- _STATED PROBLEM_:
Pictures in the data should be dropped; transcribe exactly the lines from the one that has "Clone this chart in matplotlib." through the one that has "plt.rcParams['axes.unicode_minus'] = False".

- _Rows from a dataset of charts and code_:
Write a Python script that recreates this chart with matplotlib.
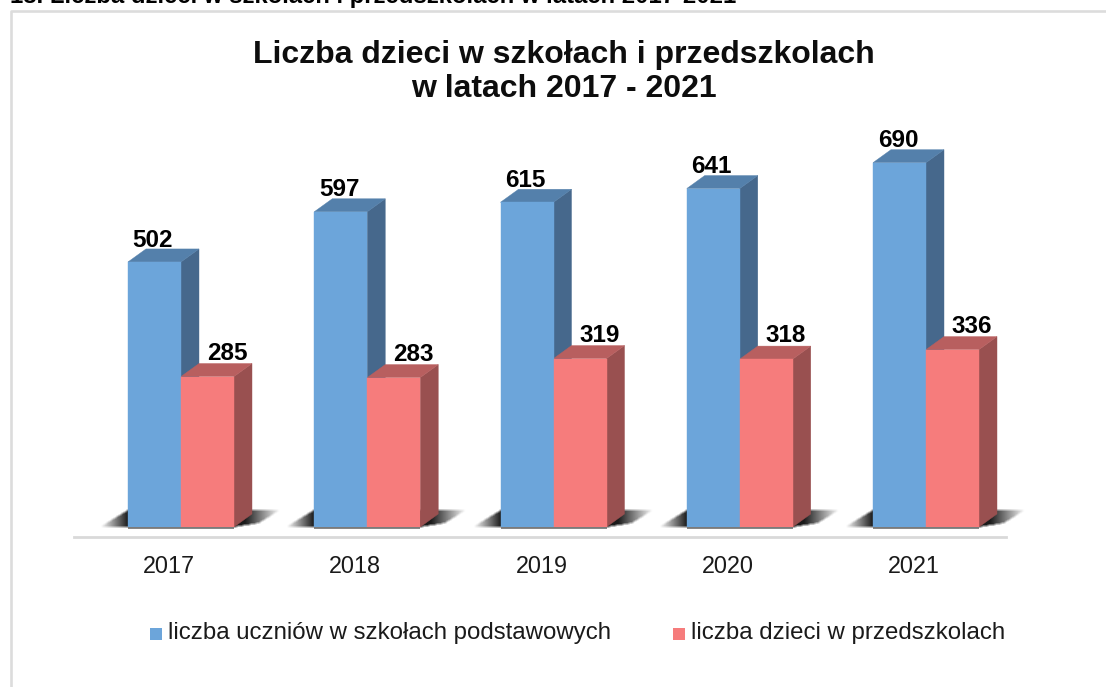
import numpy as np
import matplotlib
matplotlib.use("Agg")
import matplotlib.pyplot as plt
from matplotlib.patches import Polygon, Rectangle
from matplotlib.path import Path
from matplotlib.lines import Line2D

# ----------------------- DATA -----------------------
years = ["2017", "2018", "2019", "2020", "2021"]
uczniowie = [502, 597, 615, 641, 690]
przedszkola = [285, 283, 319, 318, 336]
label_uczniowie = "liczba uczniów w szkołach podstawowych"
label_przedszkola = "liczba dzieci w przedszkolach"
title = "Liczba dzieci w szkołach i przedszkolach\nw latach 2017 - 2021"
cut_heading = "18. Liczba dzieci w szkołach i przedszkolach w latach 2017-2021"

# ----------------------- CONFIG ----------------------
W, H = 1106, 687
px_per_group = 186.25
px_per_unit = 0.528
bar_w = 53 / px_per_group
dx = 18 / px_per_group
dy = 13 / px_per_unit
blue, blue_top, blue_side = "#6ca5da", "#5480ab", "#46688c"
red, red_top, red_side = "#f67c7c", "#b85f5f", "#995050"

plt.rcParams["font.family"] = ["Liberation Sans", "DejaVu Sans"]

fig = plt.figure(figsize=(W / 100, H / 100), dpi=100, facecolor="white")

# axes placed so that group centres and the baseline fall where the chart has them
left = 181 - px_per_group / 2
base_y = 527
top_y = base_y - 800 * px_per_unit
ax = fig.add_axes([left / W, 1 - base_y / H, 5 * px_per_group / W, (base_y - top_y) / H])
ax.axis("off")


def fig_xy(x, y):
    return x / W, 1 - y / H


def draw_bar(x0, v, front, top, side):
    ax.bar(x0, v, width=bar_w, align="edge", color=front, edgecolor=front, linewidth=0.3, zorder=4)
    x1 = x0 + bar_w
    ax.add_patch(Polygon([(x1, 0), (x1 + dx, dy), (x1 + dx, v + dy), (x1, v)],
                         closed=True, fc=side, ec=side, lw=0.3, zorder=3))
    ax.add_patch(Polygon([(x0, v), (x0 + dx, v + dy), (x1 + dx, v + dy), (x1, v)],
                         closed=True, fc=top, ec=top, lw=0.3, zorder=3))


def soften(a, n):
    # box blur along both image axes
    k = np.ones(n) / n
    a = np.apply_along_axis(lambda r: np.convolve(r, k, mode="same"), 0, a)
    return np.apply_along_axis(lambda r: np.convolve(r, k, mode="same"), 1, a)


def draw_shadow(i):
    # soft floor shadow behind one pair of bars, built on a pixel grid around the pair
    x_px = np.arange(-90, 120)
    y_px = np.arange(-24, 6)
    gx, gy = np.meshgrid(x_px + 0.5, y_px + 0.5)
    outline = Path([(-81, 0), (-53, -17), (99, -17), (78, -4), (53, 0)])
    mask = outline.contains_points(np.c_[gx.ravel(), gy.ravel()]).reshape(gx.shape).astype(float)
    fade_l = np.clip((gx + 81) / 28, 0, 1)
    fade_r = np.clip((100 - gx) / 36, 0, 1)
    alpha = soften(mask, 3) * 0.9 * fade_l * fade_r
    img = np.zeros(alpha.shape + (4,))
    img[..., 3] = alpha
    ext = (i + x_px[0] / px_per_group, i + (x_px[-1] + 1) / px_per_group,
           -(y_px[-1] + 1) / px_per_unit, -y_px[0] / px_per_unit)
    ax.imshow(img, extent=ext, origin="upper", aspect="auto", zorder=1,
              interpolation="bilinear", clip_on=False)
    # grey contact line under the front faces
    ax.plot([i - bar_w, i + bar_w], [-1.5, -1.5], color="#707070", lw=1.2, zorder=2,
            solid_capstyle="butt", clip_on=False)


for i, (a, b) in enumerate(zip(uczniowie, przedszkola)):
    draw_shadow(i)
    draw_bar(i - bar_w, a, blue, blue_top, blue_side)
    draw_bar(i, b, red, red_top, red_side)
    ax.text(i - bar_w / 2 - 0.008, a + dy - 5, str(a), ha="center", va="bottom",
            fontsize=17.5, fontweight="bold", color="black", zorder=6)
    ax.text(i + bar_w / 2 + 0.105, b + dy - 2, str(b), ha="center", va="bottom",
            fontsize=17.5, fontweight="bold", color="black", zorder=6)
    ax.text(i - 0.065, -74, years[i], ha="center", va="center", fontsize=16.8, color="#1a1a1a")

ax.set_xlim(-0.5, 4.5)
ax.set_ylim(0, 800)

# axis line, frame and title are placed on the figure
fig.add_artist(Line2D([74 / W, 1006 / W], [1 - 537 / H] * 2, color="#d9d9d9", lw=2))
fig.add_artist(Line2D([10.8 / W, 10.8 / W, 1], [0, 1 - 11.3 / H, 1 - 11.3 / H],
                      color="#dcdcdc", lw=1.9))

fig.text(*fig_xy(564, 72), title, ha="center", va="center", fontsize=23, fontweight="bold",
         color="#0d0d0d", linespacing=1.17)
fig.text(*fig_xy(10, 3.5), cut_heading, ha="left", va="baseline", fontsize=17.2, fontweight="bold",
         color="black")

# legend
for x, c, s, tx in [(150, blue, label_uczniowie, 168), (673, red, label_przedszkola, 691)]:
    fig.add_artist(Rectangle(fig_xy(x, 640), 12 / W, 12.5 / H, transform=fig.transFigure,
                             fc=c, ec="none"))
    fig.text(*fig_xy(tx, 633), s, ha="left", va="center", fontsize=17.25, color="#1a1a1a")

fig.savefig("out.png", dpi=100)
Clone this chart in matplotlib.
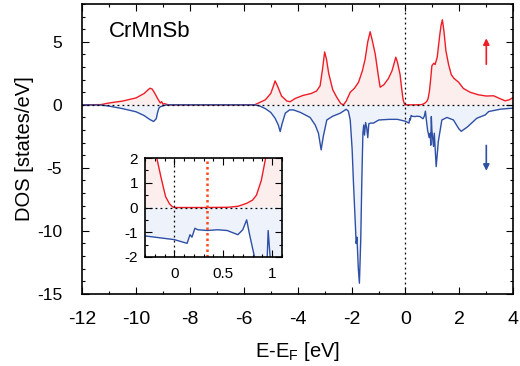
import matplotlib
matplotlib.use("Agg")
import matplotlib.pyplot as plt
from matplotlib.ticker import MultipleLocator, FormatStrFormatter

plt.rcParams['font.family'] = ['Liberation Sans', 'DejaVu Sans']
plt.rcParams['axes.unicode_minus'] = False

# spin-up DOS
E_up = [-12, -11.3, -11.0, -10.5, -10.0, -9.7, -9.55, -9.48, -9.4, -9.3, -9.2, -9.1,
        -9.05, -9.0, -8.95, -8.8, -5.6, -5.4, -5.2, -5.0, -4.9, -4.84, -4.75, -4.6,
        -4.4, -4.28, -4.1, -3.8, -3.5, -3.3, -3.17, -3.08, -3.0, -2.93, -2.85, -2.7,
        -2.55, -2.4, -2.3, -2.2, -2.05, -1.9, -1.74, -1.6, -1.5, -1.4, -1.31, -1.22,
        -1.12, -1.0, -0.94, -0.8, -0.63, -0.5, -0.42, -0.36, -0.3, -0.2, -0.18, -0.13,
        -0.09, -0.05, -0.02, 0.0, 0.3, 0.55, 0.65, 0.74, 0.8, 0.84, 0.89, 0.93, 0.98,
        1.05, 1.1, 1.18, 1.27, 1.32, 1.37, 1.43, 1.5, 1.6, 1.7, 1.8, 1.97, 2.15, 2.4,
        2.7, 3.0, 3.27, 3.5, 3.7, 3.85, 4.0]
dos_up = [0, 0.02, 0.15, 0.3, 0.55, 0.9, 1.2, 1.32, 1.25, 0.9, 0.5, 0.15,
          0.25, 0.05, 0.1, 0, 0, 0.2, 0.4, 0.9, 1.5, 1.9, 1.5, 0.7,
          0.3, 0.25, 0.5, 0.75, 0.9, 1.1, 1.5, 2.8, 4.2, 3.6, 2.5, 1.2,
          0.6, 0.1, 0.0, 0.3, 1.0, 1.3, 1.8, 2.7, 3.6, 5.0, 5.8, 5.0,
          4.0, 2.2, 1.4, 1.6, 2.1, 2.7, 3.3, 3.78, 3.4, 2.4, 2.0, 1.1,
          0.44, 0.15, 0.03, 0.0, 0.0, 0.01, 0.05, 0.17, 0.3, 0.5, 1.1, 1.92, 3.1,
          3.3, 3.2, 3.8, 5.5, 6.3, 6.75, 5.8, 4.3, 3.2, 2.4, 2.1, 1.8, 1.3, 1.0,
          0.8, 0.7, 0.72, 0.5, 0.32, 0.4, 0.58]

# spin-down DOS
E_dn = [-12, -11.3, -11.0, -10.5, -10.0, -9.7, -9.5, -9.35, -9.25, -9.2, -9.15, -9.1,
        -9.0, -8.9, -8.7, -5.6, -5.4, -5.2, -5.0, -4.84, -4.72, -4.65, -4.58, -4.46,
        -4.3, -4.16, -3.9, -3.54, -3.35, -3.23, -3.13, -3.05, -2.92, -2.7, -2.42, -2.2,
        -2.12, -2.05, -1.98, -1.93, -1.86, -1.83, -1.8, -1.75, -1.71, -1.66, -1.62, -1.58,
        -1.55, -1.52, -1.48, -1.44, -1.4, -1.36, -1.3, -1.19, -0.99, -0.6, -0.3, 0.0,
        0.13, 0.16, 0.18, 0.21, 0.24, 0.34, 0.44, 0.54, 0.65, 0.7, 0.74, 0.77, 0.82,
        0.88, 0.92, 0.94, 0.96, 0.98, 1.04, 1.07, 1.14, 1.22, 1.35, 1.54, 1.78, 1.98,
        2.07, 2.3, 2.65, 2.96, 3.09, 3.53, 4.0]
dos_dn = [0, -0.02, -0.1, -0.3, -0.55, -0.85, -1.15, -1.32, -1.1, -0.6, -0.25, -0.15,
          -0.08, -0.02, 0, 0, -0.1, -0.3, -0.6, -1.06, -1.6, -2.12, -1.5, -0.66,
          -0.4, -0.4, -0.6, -1.0, -1.6, -2.25, -3.57, -2.5, -1.2, -0.9, -0.66, -0.35,
          -0.5, -1.2, -3.5, -6.2, -9.5, -11.0, -10.5, -13.0, -14.15, -10.7, -6.0, -2.25,
          -1.6, -2.4, -1.4, -1.8, -2.6, -1.5, -1.45, -1.45, -1.2, -1.15, -1.15, -1.3,
          -1.45, -1.1, -1.2, -0.84, -0.9, -0.93, -0.9, -0.93, -1.1, -0.9, -0.5, -1.1, -2.0,
          -2.6, -2.25, -3.2, -0.93, -2.0, -3.3, -2.25, -4.9, -2.9, -1.2, -1.0, -1.2, -1.9,
          -2.1, -1.75, -1.06, -0.8, -0.53, -0.34, -0.26]

red = '#ee1c25'
blue = '#2e4fa6'
red_fill = '#fdeeee'
blue_fill = '#eef3fb'

fig = plt.figure(figsize=(5.2, 3.66), dpi=100)
ax = fig.add_axes([0.158, 0.197, 0.829, 0.792])


def draw(a):
    a.fill_between(E_up, 0, dos_up, color=red_fill, lw=0)
    a.fill_between(E_dn, 0, dos_dn, color=blue_fill, lw=0)
    a.plot(E_up, dos_up, color=red, lw=1.0)
    a.plot(E_dn, dos_dn, color=blue, lw=1.0)
    a.axhline(0, color='black', lw=0.9, ls=(0, (1.5, 2.5)))
    a.axvline(0, color='black', lw=0.9, ls=(0, (1.5, 2.5)))


def style(a):
    a.tick_params(which='both', direction='in', top=True, right=True)
    a.tick_params(which='major', length=5, width=0.8)
    a.tick_params(which='minor', length=2.5, width=0.8)
    for s in a.spines.values():
        s.set_linewidth(1.2)


draw(ax)
ax.set_xlim(-12, 4)
ax.set_ylim(-15, 8)
ax.xaxis.set_major_locator(MultipleLocator(2))
ax.xaxis.set_minor_locator(MultipleLocator(1))
ax.yaxis.set_major_locator(MultipleLocator(5))
ax.yaxis.set_minor_locator(MultipleLocator(1))
style(ax)
ax.tick_params(axis='x', labelsize=14, pad=12.5)
ax.tick_params(axis='y', labelsize=12.5, pad=14.5)
ax.set_xlabel('E-E$_\\mathregular{F}$ [eV]', fontsize=14.5)
ax.set_ylabel('DOS [states/eV]', fontsize=14.5)
ax.xaxis.set_label_coords(0.5, -0.16)
ax.yaxis.set_label_coords(-0.112, 0.5)
ax.text(-11.0, 5.37, 'CrMnSb', fontsize=16, va='baseline')

ax.annotate('', xy=(3.0, 5.5), xytext=(3.0, 3.0),
            arrowprops=dict(arrowstyle='-|>', color=red, lw=1.2, mutation_scale=9))
ax.annotate('', xy=(3.0, -5.45), xytext=(3.0, -3.0),
            arrowprops=dict(arrowstyle='-|>', color=blue, lw=1.2, mutation_scale=9))

# inset around the gap
ins = fig.add_axes([0.279, 0.298, 0.263, 0.270])
draw(ins)
ins.axvline(0.33, color='#ff4a1c', lw=1.8, ls=(0, (1, 1.2)))
ins.set_xlim(-0.3, 1.1)
ins.set_ylim(-2, 2)
ins.xaxis.set_major_locator(MultipleLocator(0.5))
ins.xaxis.set_minor_locator(MultipleLocator(0.1))
ins.xaxis.set_major_formatter(FormatStrFormatter('%g'))
ins.yaxis.set_major_locator(MultipleLocator(1))
ins.yaxis.set_minor_locator(MultipleLocator(0.5))
style(ins)
ins.tick_params(axis='x', labelsize=11, pad=7)
ins.tick_params(axis='y', labelsize=11, pad=5)
ins.set_facecolor('white')

fig.savefig('out.png', dpi=100)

- _THE REPLY_:
Clone this chart in matplotlib.
import matplotlib
matplotlib.use("Agg")
import matplotlib.pyplot as plt
from matplotlib.ticker import MultipleLocator, FormatStrFormatter

plt.rcParams['font.family'] = ['Liberation Sans', 'DejaVu Sans']
plt.rcParams['axes.unicode_minus'] = False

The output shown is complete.